Understanding how optimizations typically fail helps you know what to look for:
- Stride/alignment bugs in repack: The weights are rearranged in memory but a stride calculation is off by one element. Most layers work fine (dimensions happen to be aligned), but a few layers silently read wrong values. Perplexity increases slightly — easy to miss without automated checks.
- Precision loss in fused kernels: A fused kernel combines multiple operations (e.g., GEMV + bias + activation) using intermediate FP16 where the original used FP32. Each step loses a small amount of precision. Individually negligible, but compounded across 32+ layers the error grows.
- Quantization of sensitive layers: Not all layers tolerate quantization equally. Attention projection layers (especially Q and K) are often more sensitive than FFN layers. A uniform quantization scheme that works on average may degrade specific layers badly.
- Non-determinism from threading: Changing the thread count or thread dispatch order can change the order of floating-point additions. Due to non-associativity of FP math (a+b)+c ≠ a+(b+c), this produces different results. Usually within tolerance, but it means logit comparison must account for FP non-determinism.
Comparing baseline vs optimized on a test set:
In llama.cpp, the perplexity tool evaluates a model on a test dataset (typically wikitext-2) and reports perplexity. This is the standard way to check whether a quantization or kernel change has regressed model quality.
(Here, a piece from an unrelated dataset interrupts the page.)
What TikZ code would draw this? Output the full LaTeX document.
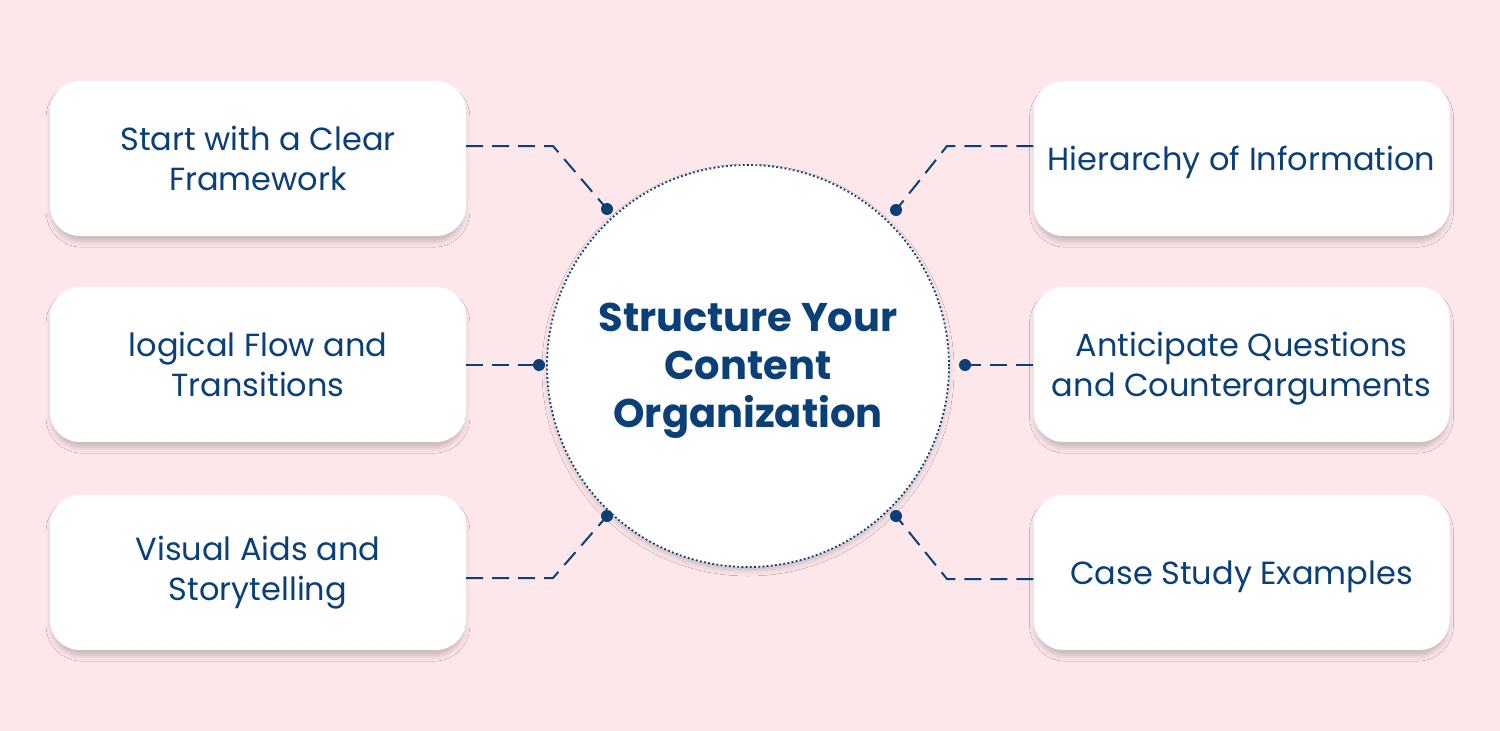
\documentclass[tikz,border=0pt]{standalone}
\usepackage{fontspec}
\setmainfont{Poppins}
\usetikzlibrary{shadows,shadows.blur}
\definecolor{bgpink}{HTML}{FDE7EA}
\definecolor{navy}{HTML}{0B3F78}
\tikzset{
  box/.style={draw=none, fill=white, rounded corners=30pt, minimum width=416pt, minimum height=155pt,
    inner sep=0pt,
    blur shadow={shadow xshift=0pt, shadow yshift=-6pt, shadow scale=0.99, shadow blur radius=6pt, shadow opacity=22}},
  boxtext/.style={align=center, text=navy, font=\fontsize{32}{40}\selectfont, inner sep=0pt},
  hub/.style={circle, fill=white, draw=navy, line width=1.8pt, dash pattern=on 1.8pt off 2.4pt,
    minimum size=402pt, inner sep=0pt,
    blur shadow={shadow xshift=0pt, shadow yshift=-4pt, shadow blur radius=5pt, shadow opacity=18}},
  hubtext/.style={align=center, text=navy, inner sep=0pt, font=\fontsize{40}{48}\selectfont\bfseries},
  link/.style={draw=navy, line width=2pt, dash pattern=on 17pt off 9pt},
  dotmark/.style={circle, fill=navy, minimum size=12pt, inner sep=0pt}
}
\begin{document}
\begin{tikzpicture}[x=1pt,y=1pt]
\useasboundingbox (0,0) rectangle (1500,-731);
\fill[bgpink] (0,0) rectangle (1500,-731);

\node[box] (b1) at (258,-158.5) {};
\node[box] (b2) at (258,-364.5) {};
\node[box] (b3) at (258,-572.5) {};
\node[box] (b4) at (1241.5,-158.5) {};
\node[box] (b5) at (1241.5,-364.5) {};
\node[box] (b6) at (1241.5,-572.5) {};

\node[boxtext] (t1) at (b1.center) {Start with a Clear\\Framework};
\node[boxtext] (t2) at (b2.center) {logical Flow and\\Transitions};
\node[boxtext] (t3) at (b3.center) {Visual Aids and\\Storytelling};
\node[boxtext] (t4) at ([yshift=-4pt]b4.center) {Hierarchy of Information};
\node[boxtext] (t5) at ([yshift=-4pt]b5.center) {Anticipate Questions\\and Counterarguments};
\node[boxtext] (t6) at ([yshift=-4pt]b6.center) {Case Study Examples};

\node[hub] (hub) at (748,-366) {};
\node[hubtext] (ht) at ([yshift=-5pt]hub.center) {Structure Your\\Content\\Organization};

\coordinate (k1) at (553,-146);
\coordinate (k3) at (553,-578);
\coordinate (k4) at (947,-146);
\coordinate (k6) at (947,-579);
\coordinate (p1) at (607,-209);
\coordinate (p2) at (539,-365);
\coordinate (p3) at (607,-516);
\coordinate (p4) at (896,-210);
\coordinate (p5) at (965,-365);
\coordinate (p6) at (896,-516);

\draw[link] (b1.east |- k1) -- (k1) -- (p1);
\draw[link] (b2.east |- p2) -- (p2);
\draw[link] (b3.east |- k3) -- (k3) -- (p3);
\draw[link] (b4.west |- k4) -- (k4) -- (p4);
\draw[link] (b5.west |- p5) -- (p5);
\draw[link] (b6.west |- k6) -- (k6) -- (p6);

\node[dotmark] (d1) at (p1) {};
\node[dotmark] (d2) at (p2) {};
\node[dotmark] (d3) at (p3) {};
\node[dotmark] (d4) at (p4) {};
\node[dotmark] (d5) at (p5) {};
\node[dotmark] (d6) at (p6) {};
\end{tikzpicture}
\end{document}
Running it before and after any optimization is essential practice.
Every performance optimization PR in a serious inference project should include both speed numbers and quality validation. "Faster" alone is not enough — you need to show that logits or perplexity have not regressed. Without this, a speed win might ship a broken model.
An optimization makes inference 40% faster but the logits diverge significantly from the baseline. Is this a successful optimization?
You optimized a kernel and decode speed improved by 25%. Perplexity on wikitext-2 went from 7.2 to 7.3. Your colleague's optimization improved speed by 35% but perplexity went from 7.2 to 9.1. Which optimization(s) should ship?